--- Recorded data ---
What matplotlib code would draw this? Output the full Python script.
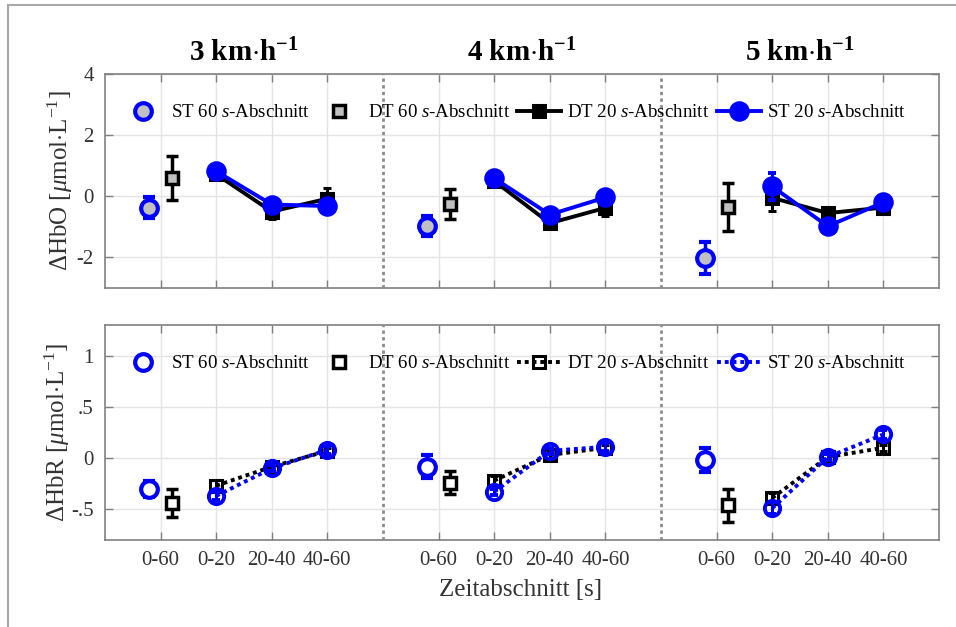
import matplotlib
matplotlib.use('Agg')
import matplotlib.pyplot as plt
from matplotlib.lines import Line2D
import numpy as np

plt.rcParams['font.family'] = ['Liberation Serif', 'DejaVu Serif']
plt.rcParams['mathtext.fontset'] = 'custom'
plt.rcParams['mathtext.rm'] = 'Liberation Serif'
plt.rcParams['mathtext.it'] = 'Liberation Serif:italic'
plt.rcParams['mathtext.bf'] = 'Liberation Serif:bold'

# Data
speeds = ['3', '4', '5']
segments = ['0-60', '0-20', '20-40', '40-60']

hbo_st60 = [-0.37, -0.97, -2.03]
hbo_st60_err = [0.35, 0.32, 0.52]
hbo_dt60 = [0.60, -0.25, -0.35]
hbo_dt60_err = [0.73, 0.50, 0.77]
hbo_st20 = [[0.82, -0.27, -0.32], [0.59, -0.60, -0.04], [0.32, -0.98, -0.20]]
hbo_st20_err = [[0.12, 0.12, 0.12], [0.12, 0.12, 0.12], [0.45, 0.12, 0.12]]
hbo_dt20 = [[0.72, -0.50, -0.08], [0.50, -0.88, -0.38], [-0.05, -0.55, -0.37]]
hbo_dt20_err = [[0.15, 0.25, 0.35], [0.15, 0.15, 0.25], [0.43, 0.15, 0.15]]

hbr_st60 = [-0.30, -0.085, -0.02]
hbr_st60_err = [0.08, 0.11, 0.12]
hbr_dt60 = [-0.44, -0.24, -0.46]
hbr_dt60_err = [0.14, 0.11, 0.16]
hbr_st20 = [[-0.37, -0.10, 0.08], [-0.33, 0.07, 0.11], [-0.49, 0.01, 0.23]]
hbr_st20_err = [[0.04, 0.03, 0.04], [0.03, 0.03, 0.04], [0.06, 0.03, 0.04]]
hbr_dt20 = [[-0.27, -0.085, 0.07], [-0.22, 0.03, 0.10], [-0.39, 0.01, 0.10]]
hbr_dt20_err = [[0.06, 0.04, 0.03], [0.04, 0.03, 0.03], [0.05, 0.03, 0.03]]

BLUE = '#0000ff'
GRAY = '#c0c0c0'
AXC = '#808080'
TXT = '#333333'

fig = plt.figure(figsize=(9.56, 6.27), dpi=100)
ax1 = fig.add_axes([0.1098, 0.5407, 0.8724, 0.3413])
ax2 = fig.add_axes([0.1098, 0.1388, 0.8724, 0.3430])

# figure frame (gray lines left and top)
fig.add_artist(Line2D([8/956, 8/956], [0, 1 - 5/627], color='#a8a8a8', lw=1.5))
fig.add_artist(Line2D([8/956, 1], [1 - 5/627, 1 - 5/627], color='#a8a8a8', lw=1.5))


def draw(ax, st60, st60e, dt60, dt60e, st20, st20e, dt20, dt20e, filled):
    ls = '-' if filled else (0, (1, 1))
    fill60 = GRAY if filled else 'white'
    ms_c = 12 if filled else 11
    for g in range(3):
        base = 5 * g
        x20 = base + np.array([2, 3, 4])
        # 60 s bars
        ax.errorbar(base + 0.8, st60[g], yerr=st60e[g], fmt='o', ms=12, mew=3,
                    mec=BLUE, mfc=fill60, ecolor=BLUE, elinewidth=2.5,
                    capsize=4, capthick=2.5, zorder=4)
        ax.errorbar(base + 1.2, dt60[g], yerr=dt60e[g], fmt='s', ms=9, mew=2.5,
                    mec='black', mfc=fill60, ecolor='black', elinewidth=2.5,
                    capsize=4, capthick=2.5, zorder=4)
        # 20 s lines
        ax.errorbar(x20, dt20[g], yerr=dt20e[g], fmt='s', ls=ls, lw=2.8,
                    color='black', ms=9, mew=2.2,
                    mfc='black' if filled else 'none', elinewidth=2.2,
                    capsize=3, capthick=2, zorder=5)
        ax.errorbar(x20, st20[g], yerr=st20e[g], fmt='o', ls=ls, lw=2.8,
                    color=BLUE, ms=ms_c, mew=2.8,
                    mfc=BLUE if filled else 'none', elinewidth=2.2,
                    capsize=3, capthick=2, zorder=6)
    for xv in [5, 10]:
        ax.axvline(xv, color='#8c8c8c', ls=(0, (1.2, 1.2)), lw=2, zorder=3)

    handles = [
        Line2D([], [], ls='none', marker='o', ms=12, mew=3, mec=BLUE, mfc=fill60),
        Line2D([], [], ls='none', marker='s', ms=9, mew=2.5, mec='black', mfc=fill60),
        Line2D([], [], ls=ls, lw=2.8, color='black', marker='s', ms=9, mew=2.2,
               mfc='black' if filled else 'none'),
        Line2D([], [], ls=ls, lw=2.8, color=BLUE, marker='o', ms=ms_c,
               mew=2.8, mfc=BLUE if filled else 'none'),
    ]
    labels = [r'ST $\mathit{60\ s}$-Abschnitt', r'DT $\mathit{60\ s}$-Abschnitt',
              r'DT $\mathit{20\ s}$-Abschnitt', r'ST $\mathit{20\ s}$-Abschnitt']
    ax.legend(handles, labels, loc='upper center', ncol=4, frameon=False,
              fontsize=13.6, handlelength=2.3, handletextpad=0.35,
              columnspacing=0.4, bbox_to_anchor=(0.49, 0.895), borderaxespad=0)

    ax.set_xlim(0, 15)
    ticks = [5 * g + k for g in range(3) for k in [1, 2, 3, 4]]
    ax.set_xticks(ticks)
    ax.grid(True, color='#e4e4e4', lw=1)
    ax.set_axisbelow(True)
    ax.tick_params(direction='in', top=True, right=True, length=6, width=1,
                   color=AXC, labelcolor=TXT, labelsize=15, pad=8)
    for sp in ax.spines.values():
        sp.set_color(AXC)
        sp.set_linewidth(1.2)


draw(ax1, hbo_st60, hbo_st60_err, hbo_dt60, hbo_dt60_err,
     hbo_st20, hbo_st20_err, hbo_dt20, hbo_dt20_err, True)
draw(ax2, hbr_st60, hbr_st60_err, hbr_dt60, hbr_dt60_err,
     hbr_st20, hbr_st20_err, hbr_dt20, hbr_dt20_err, False)

ax1.set_ylim(-3, 4)
ax1.set_yticks([-2, 0, 2, 4])
ax1.set_yticklabels(['-2', '0', '2', '4'])
ax1.set_xticklabels([])

ax2.set_ylim(-0.8, 1.3)
ax2.set_yticks([-0.5, 0, 0.5, 1])
ax2.set_yticklabels(['-.5', '0', '.5', '1'])
ax2.set_xticklabels(segments * 3)

ax1.set_ylabel(r'$\Delta$HbO [$\mu$mol$\cdot$L$^{-1}$]', fontsize=18, color=TXT)
ax2.set_ylabel(r'$\Delta$HbR [$\mu$mol$\cdot$L$^{-1}$]', fontsize=18, color=TXT)
ax1.yaxis.set_label_coords(-0.036, 0.5)
ax2.yaxis.set_label_coords(-0.040, 0.5)

for g, sp in enumerate(speeds):
    ax1.text(5 * g + 2.5, 1.03, sp + r' km$\cdot$h$^{\mathbf{-1}}$',
             transform=ax1.get_xaxis_transform(), ha='center', va='bottom',
             fontsize=21, fontweight='bold')

fig.text(0.545, 1 - 590/627, 'Zeitabschnitt [s]', ha='center', va='center',
         fontsize=18, color=TXT)

fig.savefig('out.png', dpi=100)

--- Given instruction ---
Begin at the first line of the data above and repeat each line exactly, stopping after the line containing "import numpy as np". Omit the pictures.

--- Solution ---
What matplotlib code would draw this? Output the full Python script.
import matplotlib
matplotlib.use('Agg')
import matplotlib.pyplot as plt
from matplotlib.lines import Line2D
import numpy as np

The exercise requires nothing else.